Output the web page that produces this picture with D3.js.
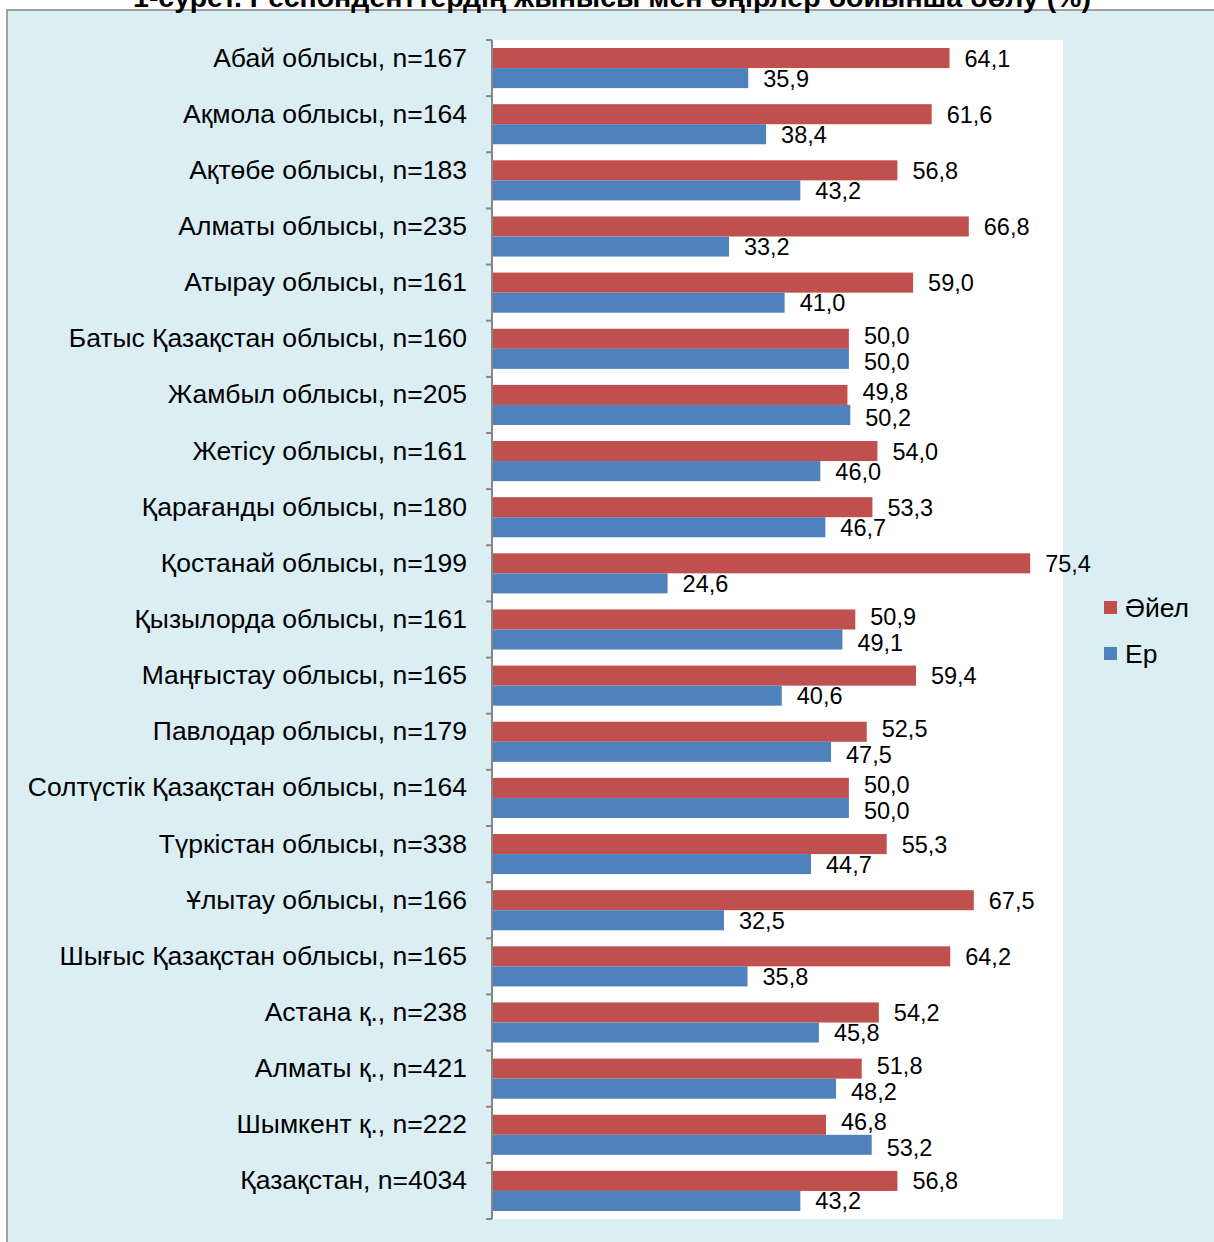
<!DOCTYPE html>
<html>
<head>
<meta charset="utf-8">
<script src="https://cdn.jsdelivr.net/npm/d3@7"></script>
<style>
  body { margin: 0; background: #fff; }
  svg { display: block; font-family: "Liberation Sans", Arial, sans-serif; }
</style>
</head>
<body>
<svg id="canvas" width="1214" height="1242"></svg>
<script>
let regions = [
  "Абай облысы, n=167", "Ақмола облысы, n=164", "Ақтөбе облысы, n=183",
  "Алматы облысы, n=235", "Атырау облысы, n=161", "Батыс Қазақстан облысы, n=160",
  "Жамбыл облысы, n=205", "Жетісу облысы, n=161", "Қарағанды облысы, n=180",
  "Қостанай облысы, n=199", "Қызылорда облысы, n=161", "Маңғыстау облысы, n=165",
  "Павлодар облысы, n=179", "Солтүстік Қазақстан облысы, n=164", "Түркістан облысы, n=338",
  "Ұлытау облысы, n=166", "Шығыс Қазақстан облысы, n=165", "Астана қ., n=238",
  "Алматы қ., n=421", "Шымкент қ., n=222", "Қазақстан, n=4034"
]
let female = [64.1, 61.6, 56.8, 66.8, 59.0, 50.0, 49.8, 54.0, 53.3, 75.4, 50.9,
              59.4, 52.5, 50.0, 55.3, 67.5, 64.2, 54.2, 51.8, 46.8, 56.8]
let male = [35.9, 38.4, 43.2, 33.2, 41.0, 50.0, 50.2, 46.0, 46.7, 24.6, 49.1,
            40.6, 47.5, 50.0, 44.7, 32.5, 35.8, 45.8, 48.2, 53.2, 43.2]
let seriesNames = ["Әйел", "Ер"]
let seriesColors = ["#c0504d", "#4f81bd"]
let title = "1-сурет. Респонденттердің жынысы мен өңірлер бойынша бөлу (%)"

let canvas = d3.select("#canvas")

// chart area
canvas.append("rect")
  .attr("x", 7).attr("y", 10).attr("width", 1220).attr("height", 1250)
  .attr("fill", "#dbeef4").attr("stroke", "#868686").attr("stroke-width", 1.5)

canvas.append("text")
  .attr("x", 612).attr("y", 7)
  .attr("text-anchor", "middle")
  .attr("font-size", 28.5).attr("font-weight", "bold")
  .text(title)

let plot = { left: 492, top: 40, right: 1063, bottom: 1219 }

canvas.append("rect")
  .attr("x", plot.left).attr("y", plot.top)
  .attr("width", plot.right - plot.left).attr("height", plot.bottom - plot.top)
  .attr("fill", "#fff")

let xScale = d3.scaleLinear().domain([0, 80]).range([plot.left, plot.right])
let yScale = d3.scaleBand().domain(regions).range([plot.top, plot.bottom])
let inner = d3.scaleBand().domain(seriesNames).range([0, yScale.bandwidth()]).paddingOuter(0.4)

let rows = regions.map((r, i) => ({ region: r, values: [female[i], male[i]] }))

let group = canvas.selectAll("g.row")
  .data(rows)
  .enter()
  .append("g")
  .attr("class", "row")
  .attr("transform", d => "translate(0," + yScale(d.region) + ")")

group.selectAll("rect")
  .data(d => d.values.map((v, k) => ({ v: v, k: k })))
  .enter()
  .append("rect")
  .attr("x", xScale(0))
  .attr("y", d => inner(seriesNames[d.k]))
  .attr("width", d => xScale(d.v) - xScale(0))
  .attr("height", inner.bandwidth())
  .attr("fill", d => seriesColors[d.k])

// labels: nudge apart when the two ends are close together
let labelW = 46
group.selectAll("text.val")
  .data(d => {
    let close = Math.abs(xScale(d.values[0]) - xScale(d.values[1])) < labelW
    return d.values.map((v, k) => ({ v: v, k: k, shift: close ? (k === 0 ? -3 : 3) : 0 }))
  })
  .enter()
  .append("text")
  .attr("class", "val")
  .attr("x", d => xScale(d.v) + 15)
  .attr("y", d => inner(seriesNames[d.k]) + inner.bandwidth() / 2 + d.shift)
  .attr("dy", "0.36em")
  .attr("font-size", 23.5)
  .text(d => d.v.toFixed(1).replace(".", ","))

group.append("text")
  .attr("x", 467)
  .attr("y", yScale.bandwidth() / 2 - 11)
  .attr("dy", "0.36em")
  .attr("text-anchor", "end")
  .attr("font-size", 26.5)
  .text(d => d.region)

// axis line with ticks at band edges
let edges = regions.map(r => yScale(r)).concat([plot.bottom])
canvas.append("line")
  .attr("x1", plot.left).attr("x2", plot.left)
  .attr("y1", plot.top).attr("y2", plot.bottom)
  .attr("stroke", "#868686").attr("stroke-width", 2)
canvas.selectAll("line.tick")
  .data(edges)
  .enter()
  .append("line")
  .attr("class", "tick")
  .attr("x1", plot.left - 6).attr("x2", plot.left)
  .attr("y1", d => d).attr("y2", d => d)
  .attr("stroke", "#868686").attr("stroke-width", 2)

// legend
let legend = canvas.selectAll("g.legend")
  .data(seriesNames)
  .enter()
  .append("g")
  .attr("class", "legend")
  .attr("transform", (d, i) => "translate(1104," + (601 + i * 46) + ")")
legend.append("rect")
  .attr("width", 13).attr("height", 13)
  .attr("fill", (d, i) => seriesColors[i])
legend.append("text")
  .attr("x", 21).attr("y", 6.5).attr("dy", "0.36em")
  .attr("font-size", 26.5)
  .text(d => d)
</script>
</body>
</html>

### Objective
Find all lines where the word "with" appears. Copy them.

### Worked answer
Output the web page that produces this picture with D3.js.
// axis line with ticks at band edges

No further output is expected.